One-on-One With Obama
Here's the beauty of pickup basketball: You may be a U.S. senator, a living symbol of racial healing and perhaps even the next President of the United States, but if you're gliding in for an easy layup and each point is precious, I've got no choice then, do I? You're getting hacked. So, yes, I'm hammering that arm and crashing headlong into your whippet-thin frame; and, yes, it's a foul so flagrant, so absurdly desperate, that all you can do, body buckling, is laugh. Hey, it's pickup. Everyone, even you, uses whatever he's got to win.
"Believe me," Barack Obama says, walking to the top of the key, "you can get shot for doing that."
He's not serious. I think. But he wants me off his back, and invoking jumpy Secret Service men is a wise ploy. With the race for the Democratic presidential nomination whisker-close, Obama can't afford to show up for some Dubuque meet-and-greet with a mysterious fat lip. His wife, Michelle, warned me, "Don't break his nose, give him a black eye or knock his teeth out. Or I'll have to come find you."
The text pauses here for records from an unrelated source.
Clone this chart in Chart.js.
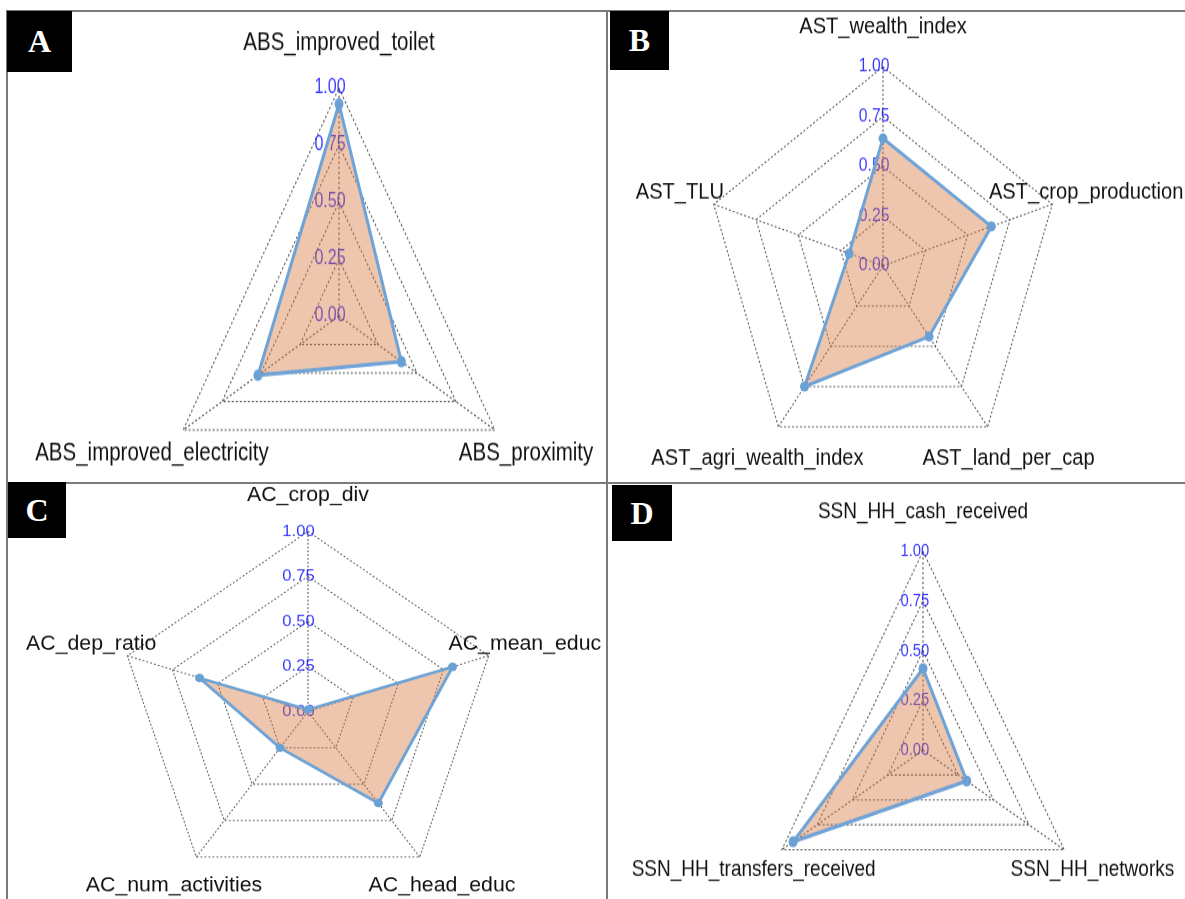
<!DOCTYPE html>
<html>
<head>
<meta charset="utf-8">
<script src="https://cdn.jsdelivr.net/npm/chart.js@4.4.1/dist/chart.umd.min.js"></script>
<style>
  body { margin: 0; background: #fff; }
  #fig { position: relative; width: 1185px; height: 899px; overflow: hidden; background: #fff; }
  .panel { position: absolute; overflow: hidden; }
  .panel canvas { position: absolute; left: 0; top: 0; transform-origin: 0 0; }
  .rule { position: absolute; background: #7a7a7a; }
  .tag { position: absolute; background: #000; color: #fff; font: bold 32px "Liberation Serif", "Times New Roman", serif;
         display: flex; align-items: center; justify-content: center; z-index: 5; }
</style>
</head>
<body>
<div id="fig">
  <div class="panel" id="pA" style="left:8px;top:12px;width:599px;height:471px"><canvas id="chartA"></canvas></div>
  <div class="panel" id="pB" style="left:608px;top:12px;width:577px;height:471px"><canvas id="chartB"></canvas></div>
  <div class="panel" id="pC" style="left:8px;top:484px;width:599px;height:415px"><canvas id="chartC"></canvas></div>
  <div class="panel" id="pD" style="left:608px;top:484px;width:577px;height:415px"><canvas id="chartD"></canvas></div>

  <div class="rule" style="left:6px;top:10px;width:1179px;height:2px"></div>
  <div class="rule" style="left:6px;top:10px;width:2px;height:889px"></div>
  <div class="rule" style="left:606px;top:10px;width:2px;height:889px"></div>
  <div class="rule" style="left:6px;top:482px;width:1179px;height:2px"></div>

  <div class="tag" style="left:7px;top:11px;width:65px;height:61px">A</div>
  <div class="tag" style="left:610px;top:11px;width:59px;height:59px">B</div>
  <div class="tag" style="left:8px;top:482px;width:58px;height:56px">C</div>
  <div class="tag" style="left:612px;top:485px;width:60px;height:56px">D</div>
</div>
<script>
// data (axes listed clockwise from the top)
const panelALabels = ['ABS_improved_toilet', 'ABS_proximity', 'ABS_improved_electricity'];
const panelAValues = [0.93, 0.40, 0.52];

const panelBLabels = ['AST_wealth_index', 'AST_crop_production', 'AST_land_per_cap', 'AST_agri_wealth_index', 'AST_TLU'];
const panelBValues = [0.64, 0.64, 0.44, 0.75, 0.20];

const panelCLabels = ['AC_crop_div', 'AC_mean_educ', 'AC_head_educ', 'AC_num_activities', 'AC_dep_ratio'];
const panelCValues = [0.01, 0.80, 0.63, 0.25, 0.60];

const panelDLabels = ['SSN_HH_cash_received', 'SSN_HH_networks', 'SSN_HH_transfers_received'];
const panelDValues = [0.41, 0.31, 0.92];

const tickValues = [0, 0.25, 0.5, 0.75, 1];
const tickLabels = ['0.00', '0.25', '0.50', '0.75', '1.00'];

// labels and tick text drawn the fmsb way
const radarText = {
    id: 'radarText',
    beforeDatasetsDraw(chart, args, opts) {
        const r = chart.scales.r;
        const ctx = chart.ctx;
        ctx.save();
        ctx.font = (opts.size * 0.78).toFixed(1) + 'px "Liberation Sans", Arial, sans-serif';
        ctx.fillStyle = 'rgba(20, 20, 255, 0.85)';
        ctx.textAlign = 'center';
        ctx.textBaseline = 'middle';
        tickValues.forEach((v, i) => {
            const p = r.getPointPositionForValue(0, v);
            ctx.fillText(tickLabels[i], p.x - 0.05 * r.drawingArea, p.y);
        });
        ctx.restore();
    },
    afterDraw(chart, args, opts) {
        const r = chart.scales.r;
        const ctx = chart.ctx;
        ctx.save();
        ctx.font = opts.size + 'px "Liberation Sans", Arial, sans-serif';
        ctx.fillStyle = '#111';
        ctx.textAlign = 'center';
        ctx.textBaseline = 'middle';
        chart.data.labels.forEach((lab, i) => {
            const p = r.getPointPosition(i, 1.2 * r.drawingArea);
            ctx.fillText(lab, p.x, p.y);
        });
        ctx.restore();
    }
};

// panel placement: box [left, top, width, height], centre and radii on the page
const panels = [
    { id: 'chartA', labels: panelALabels, values: panelAValues, box: [8, 12, 599, 471], center: [339, 316], rx: 180, ry: 228, font: 20.5 },
    { id: 'chartB', labels: panelBLabels, values: panelBValues, box: [608, 12, 577, 471], center: [883, 266], rx: 178, ry: 199, font: 20.1 },
    { id: 'chartC', labels: panelCLabels, values: panelCValues, box: [8, 484, 599, 415], center: [308, 712], rx: 190, ry: 180, font: 21.3 },
    { id: 'chartD', labels: panelDLabels, values: panelDValues, box: [608, 484, 577, 415], center: [923, 751], rx: 163, ry: 199, font: 19.0 }
];

panels.forEach(p => {
    const [L, T, W, H] = p.box;
    const s = p.ry / p.rx;
    const cx = p.center[0] - L;
    const cy = (p.center[1] - T) / s;
    const Hc = Math.ceil(Math.max(H / s, cy + p.rx + 4));
    const canvas = document.getElementById(p.id);
    canvas.width = W;
    canvas.height = Hc;
    canvas.style.width = W + 'px';
    canvas.style.height = Hc + 'px';
    canvas.style.transform = 'scaleY(' + s + ')';

    new Chart(canvas.getContext('2d'), {
        type: 'radar',
        data: {
            labels: p.labels,
            datasets: [{
                data: p.values,
                borderColor: '#6fa3d6',
                borderWidth: 3,
                backgroundColor: 'rgba(215, 120, 60, 0.42)',
                fill: true,
                pointRadius: 4.5,
                pointBackgroundColor: '#6aa0d4',
                pointBorderColor: '#6aa0d4',
                pointBorderWidth: 0,
                tension: 0,
                clip: false
            }]
        },
        options: {
            responsive: false,
            animation: false,
            devicePixelRatio: 1,
            layout: {
                padding: { left: cx - p.rx, right: W - cx - p.rx, top: cy - p.rx, bottom: Hc - cy - p.rx }
            },
            plugins: {
                legend: { display: false },
                tooltip: { enabled: false },
                radarText: { size: p.font }
            },
            scales: {
                r: {
                    min: 0,
                    max: 1,
                    ticks: { display: false, stepSize: 0.25 },
                    pointLabels: { display: false },
                    grid: { color: '#5c5c5c', lineWidth: 1.1, borderDash: [2, 2] },
                    border: { dash: [2, 2] },
                    angleLines: { color: '#5c5c5c', lineWidth: 1.1, borderDash: [2, 2] }
                }
            }
        },
        plugins: [radarText]
    });
});
</script>
</body>
</html>
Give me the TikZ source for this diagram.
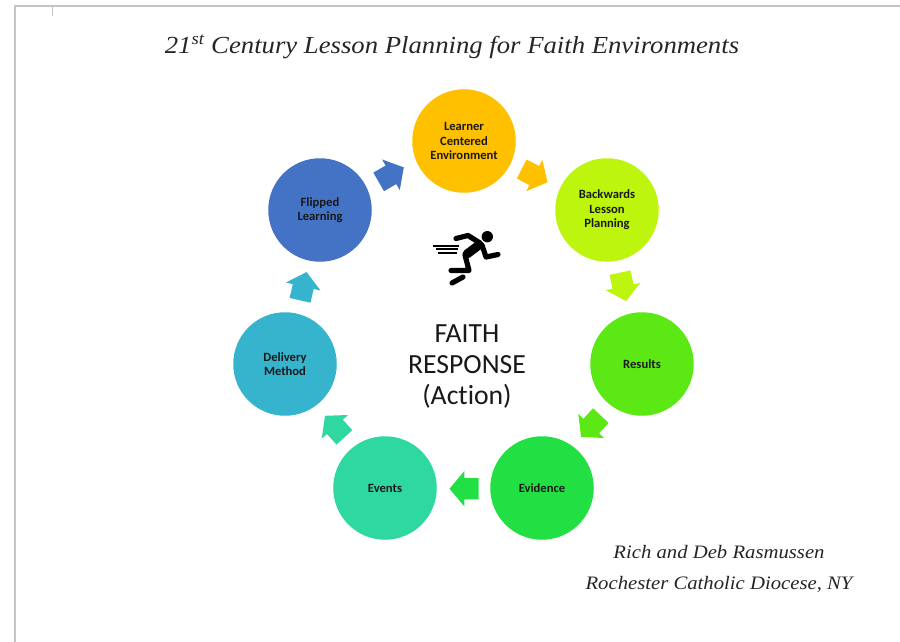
\documentclass[tikz,border=0pt]{standalone}
\usepackage{fontspec}
\newfontfamily\callig[FakeStretch=1.09]{Liberation Serif Italic}
\newfontfamily\carl[Ligatures=NoCommon]{Carlito}
\usetikzlibrary{shapes.arrows}
\definecolor{cOrange}{HTML}{FFC000}
\definecolor{cLime}{HTML}{BDF50E}
\definecolor{cGrass}{HTML}{5CE815}
\definecolor{cGreen}{HTML}{22E043}
\definecolor{cSea}{HTML}{2ED8A0}
\definecolor{cCyan}{HTML}{36B4CE}
\definecolor{cBlue}{HTML}{4472C4}
\definecolor{cFrame}{HTML}{C4C4C4}
\tikzset{
  cnode/.style={circle,minimum size=103.5pt,inner sep=0pt,align=center,
    font=\carl\bfseries\fontsize{12.6}{14.5}\selectfont,text=black!90},
  blockarrow/.style={single arrow,anchor=tail,minimum height=29pt,
    inner sep=0pt,text height=21pt,text depth=0pt,text width=1pt,
    single arrow head extend=7pt,single arrow tip angle=100,
    single arrow head indent=0pt},
  scripted/.style={font=\callig\fontsize{#1}{#1}\selectfont,text=black!85},
  limb/.style={line width=5.2pt,line cap=round,line join=round,black},
  speed/.style={line width=1.6pt,black}
}
\begin{document}
\begin{tikzpicture}[x=1pt,y=-1pt]
\useasboundingbox (0,0) rectangle (900,642);
\fill[white] (0,0) rectangle (900,642);
% page frame
\draw[cFrame,line width=2pt] (15,642) -- (15,6) -- (900,6);
\draw[cFrame,line width=0.8pt] (52,6) -- (52,16);
% title
\node[scripted=24.5] (title) at (452,46.5) {21\textsuperscript{st} Century Lesson Planning for Faith Environments};
% circles
\node[cnode,fill=cOrange] (learner) at (464,141) {Learner\\Centered\\Environment};
\node[cnode,fill=cLime] (back) at (607,210) {Backwards\\Lesson\\Planning};
\node[cnode,fill=cGrass] (results) at (642,364) {Results};
\node[cnode,fill=cGreen] (evidence) at (542,488) {Evidence};
\node[cnode,fill=cSea] (events) at (385,488) {Events};
\node[cnode,fill=cCyan] (delivery) at (285,364) {Delivery\\Method};
\node[cnode,fill=cBlue] (flipped) at (320,210) {Flipped\\Learning};
% block arrows
\node[blockarrow,fill=cOrange,rotate=-27] (a1) at (521.5,169) {};
\node[blockarrow,fill=cLime,rotate=-78] (a2) at (620,272.5) {};
\node[blockarrow,fill=cGrass,rotate=227] (a3) at (601,415.5) {};
\node[blockarrow,fill=cGreen,rotate=180] (a4) at (478.7,488.7) {};
\node[blockarrow,fill=cSea,rotate=132] (a5) at (344.5,437.5) {};
\node[blockarrow,fill=cCyan,rotate=77] (a6) at (300,300.5) {};
\node[blockarrow,fill=cBlue,rotate=30] (a7) at (378.5,182) {};
% runner
\fill[black] (487.3,236.7) circle (5.7pt);
\draw[limb] (456,238.5) -- (468,235.5) -- (480,243);
\draw[line width=9pt,black,line cap=round] (479,245) -- (467,254);
\draw[limb] (482,245) -- (486,257) -- (498,254.5);
\draw[limb] (465,255) -- (469,270.5) -- (451,270.5);
\draw[limb] (463,277) -- (452,283);
\draw[speed] (433,245.7) -- (459,245.7);
\draw[speed] (436,249.2) -- (458,249.2);
\draw[speed] (438,252.7) -- (457,252.7);
% centre text
\node[align=center,font=\carl\fontsize{27.7}{31}\selectfont,text=black!90,inner sep=0pt] (faith) at (467,366.5) {FAITH\\RESPONSE\\(Action)};
% credits
\node[scripted=19] (rich) at (719,552) {Rich and Deb Rasmussen};
\node[scripted=19] (roch) at (719,584) {Rochester Catholic Diocese, NY};
\end{tikzpicture}
\end{document}
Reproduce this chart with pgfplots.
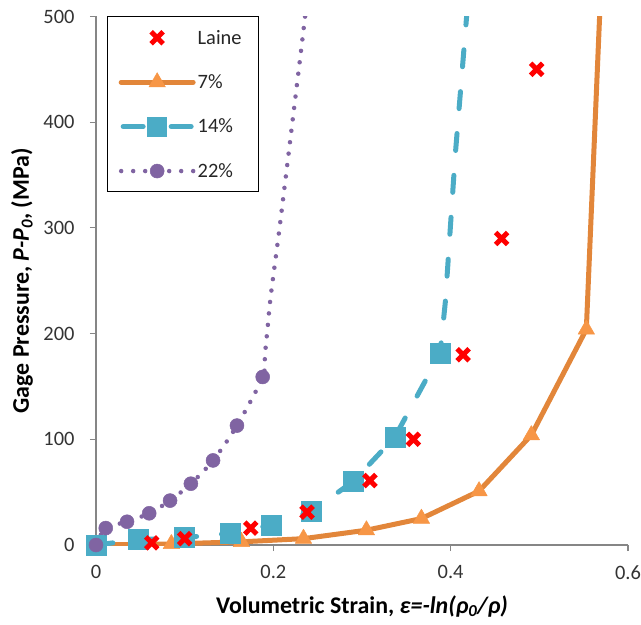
\documentclass[border=0pt]{standalone}
\usepackage{pgfplots}
\pgfplotsset{compat=1.18}
\usepackage{fontspec}
\setmainfont{Carlito}
\definecolor{laine}{RGB}{255,0,0}
\definecolor{orl}{RGB}{226,134,58}
\definecolor{orm}{RGB}{247,150,70}
\definecolor{bl}{RGB}{75,172,198}
\definecolor{pu}{RGB}{128,100,162}
\definecolor{axc}{RGB}{134,134,134}
\begin{document}
\begin{tikzpicture}
\useasboundingbox (-96bp,-80bp) rectangle (545bp,545bp);
\begin{axis}[
 scale only axis, width=532bp, height=528.5bp,
 xmin=0, xmax=0.6, ymin=0, ymax=500,
 axis x line*=bottom, axis y line*=left,
 axis line style={axc, line width=1.5bp, -},
 xtick={0,0.2,0.4,0.6}, xticklabels={0,0.2,0.4,0.6},
 ytick={0,100,200,300,400,500}, yticklabels={0,100,200,300,400,500},
 tick align=outside, major tick length=6bp,
 tick style={axc, line width=1.2bp},
 tick label style={font=\fontsize{20.5}{24}\selectfont, text=black!80},
 xticklabel style={yshift=-11bp},
 yticklabel style={xshift=-12bp},
 xlabel={\textbf{Volumetric Strain, \textit{ε=-ln(ρ\textsubscript{0}/ρ)}}},
 ylabel={\textbf{Gage Pressure, \textit{P-P\textsubscript{0}}, (MPa)}},
 label style={font=\fontsize{24}{28}\selectfont},
 xlabel style={at={(axis description cs:0.5,-0.1287)}, anchor=base},
 ylabel style={at={(axis description cs:-0.139,0.5)}, anchor=center},
 legend style={at={(axis description cs:0.021,1)}, anchor=north west,
   draw=black, line width=1bp, font=\fontsize{20.5}{24}\selectfont, text=black!85,
   inner xsep=11bp, inner ysep=11bp, row sep=25bp},
 legend cell align=left,
]
% legend images
\addlegendimage{legend image code/.code={
  \draw[laine, line width=5bp] plot[mark=x, mark size=8.5bp, only marks] coordinates {(36bp,0bp)};}}
\addlegendentry{Laine\hspace*{4bp}}
\addlegendimage{legend image code/.code={
  \draw[orl, line width=5bp, line cap=round] (0bp,0bp) -- (72bp,0bp);
  \draw[orm, fill=orm, line width=0.5bp] plot[mark=triangle*, mark size=9.5bp, only marks] coordinates {(36bp,0bp)};}}
\addlegendentry{7\%}
\addlegendimage{legend image code/.code={
  \draw[bl, line width=5bp, line cap=round] (2bp,0bp) -- (22bp,0bp) (50bp,0bp) -- (70bp,0bp);
  \draw[bl, fill=bl, line width=0.5bp] plot[mark=square*, mark size=9.5bp, only marks] coordinates {(36bp,0bp)};}}
\addlegendentry{14\%}
\addlegendimage{legend image code/.code={
  \draw[pu, line width=4.5bp, line cap=round, dash pattern=on 0bp off 12bp] (0bp,0bp) -- (72bp,0bp);
  \draw[pu, fill=pu, line width=0.5bp] plot[mark=*, mark size=7bp, only marks] coordinates {(36bp,0bp)};}}
\addlegendentry{22\%}

% 7%
\addplot[orl, line width=5bp, line join=round, mark=triangle*, mark size=9.5bp,
  mark options={orm, fill=orm, line width=0.5bp, solid},
  mark indices={1,2,3,4,5,6,7,8,9}, forget plot] coordinates {
(0,0) (0.085,1) (0.164,3) (0.234,6) (0.305,14) (0.367,25) (0.432,51) (0.491,104) (0.553,204) (0.5695,530)};
% 14%
\addplot[bl, line width=5bp, line cap=round, dash pattern=on 17bp off 25bp, mark=square*, mark size=10bp,
  mark options={bl, fill=bl, line width=0.5bp, solid},
  mark indices={1,2,3,4,5,6,7,8,9}, forget plot] coordinates {
(0,0) (0.0475,5) (0.100,7) (0.151,11) (0.198,19) (0.243,32) (0.290,60) (0.337,102) (0.388,181)
(0.394,230) (0.405,367) (0.418,500) (0.4195,520)};
% 22%
\addplot[pu, line width=4.5bp, line cap=round, dash pattern=on 0bp off 11.5bp, smooth, mark=*, mark size=7bp,
  mark options={pu, fill=pu, line width=0.5bp, solid},
  mark indices={1,2,3,4,5,6,7,8,9}, forget plot] coordinates {
(0,0) (0.011,16) (0.035,22) (0.060,30) (0.0835,42) (0.107,58) (0.132,80) (0.159,113) (0.188,159)
(0.1905,180) (0.1935,205) (0.197,235) (0.207,300) (0.2215,400) (0.2358,500) (0.237,515)};
% Laine
\addplot[laine, only marks, mark=x, mark size=8.5bp, mark options={line width=5bp}, forget plot] coordinates {
(0.0628,2) (0.100,6) (0.1745,16) (0.238,31) (0.309,61) (0.358,100) (0.414,180) (0.4575,290) (0.497,450)};
\end{axis}
\end{tikzpicture}
\end{document}
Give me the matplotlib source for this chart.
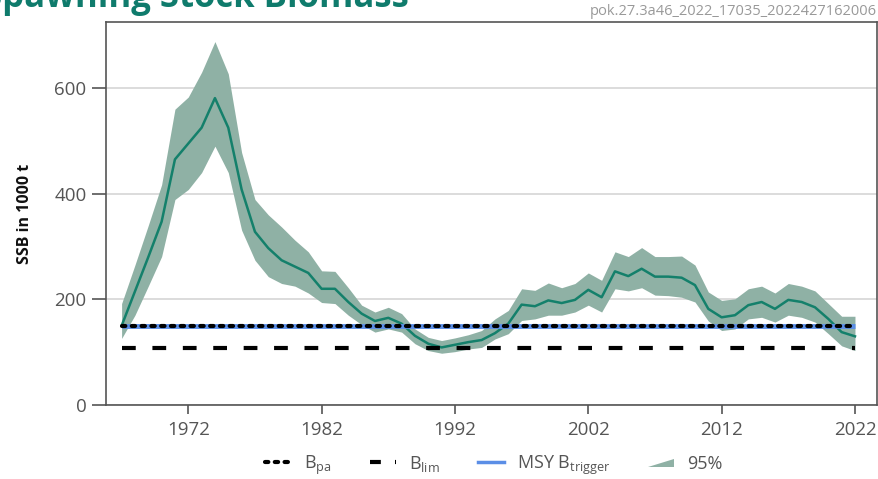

Actually, Michelle understands. She hails from a Chicago family that believes the game -- when you pass, when you call fouls, how you check the ball -- reveals character. Once her romance with Barack got serious, she pressed her brother, Craig Robinson, to conduct the acid test: Go play. Robinson tried to duck it; he had starred at Princeton, and Barack had been a benchwarmer for his Hawaiian high school team. "All I could think was, This guy's going to be terrible, and I have to report that back," says Robinson, who's now the coach at Brown. "And you can't fudge it, because if he turns out to be a jerk and you knew but didn't say it, you're in trouble."
He liked what he saw. Obama was confident but not cocky, unselfish but unafraid to shoot. On court he showed the same balance that has fueled his political rise; he could talk trash without seeming mean, compete feverishly without seeming angry. Yet few knew how central the sport -- "my first love," he calls it -- was to his self-image as a mixed-race child: How the greatest gift from his absent dad was a basketball, how playing gave him his closest white friends and a place where black skin wasn't a disadvantage. When a coach, a close friend, casually threw out the word n-----, Obama says, "It reminded me that race is complicated, that people are complicated, that you could have ugly strains even among people who were otherwise decent.... It does not necessarily mean they're bad people."
So it's no surprise that Obama bit at the chance to play one-on-one. We met at the YMCA in Spencer, Iowa, in a gym with signs scolding, do not dunk balls or hang on rim! No problem. We both graduated high school in 1979, and the days when a soda bottle could roll beneath our jumping feet have long passed. At 6' 1 1/2", Obama is all lefty, quick with long arms. Before we start, he grabs some opposition research from my son, who readily says I'm "not in basketball shape" and will thus spend his teenage years peering through the barred windows of our basement.
"All right," Obama announces. "I've got your game cased out."
"It's all over?" I ask.
"It's all over."
Obama exudes none of that anxious Washington ambition; he's not weighing words. He's here to play.
The first game flies by in a blur of missed (mine) and made (his) jumpers: I lose 11-5. Obama throws out a cheap "Wooooo!" whenever I shoot but never resorts to ticky-tack calls; before the second game he notes our 15-pound weight difference. "If you wanted to bang inside a bit," he says, "you could."
I'm no fool. I start banging. After I commit that criminal foul under the basket, he lofts an air ball and I pull ahead 2-1. But we're both gasping, and proceed to play the ugliest, slowest game in history. A handler steps in, says his man must leave, so we decide to play to seven.
Obama hits two jumpers to go up 3-2, and I remember what Michelle told me: "He's very good at the last minute."
"All right," I say coyly, flipping him the ball. "This is for the presidency...."
He drills a 19-footer, heels barely leaving the ground. "Did you hear me?" I say.
"Why do you think I hit it?" he says.
I back him down twice to tie 4-4. He drains two more, but I swish one to cut it to 6-5. Now Obama closes in, blocks my last shot, grabs the ball. He shuffles out wide, turns and sets, face blank. I thunder toward him, arm outstretched, feeling suddenly like Hillary and Edwards and anyone else in Iowa trying desperately to stop Obama's rise.
The ball drops through the net like a stone.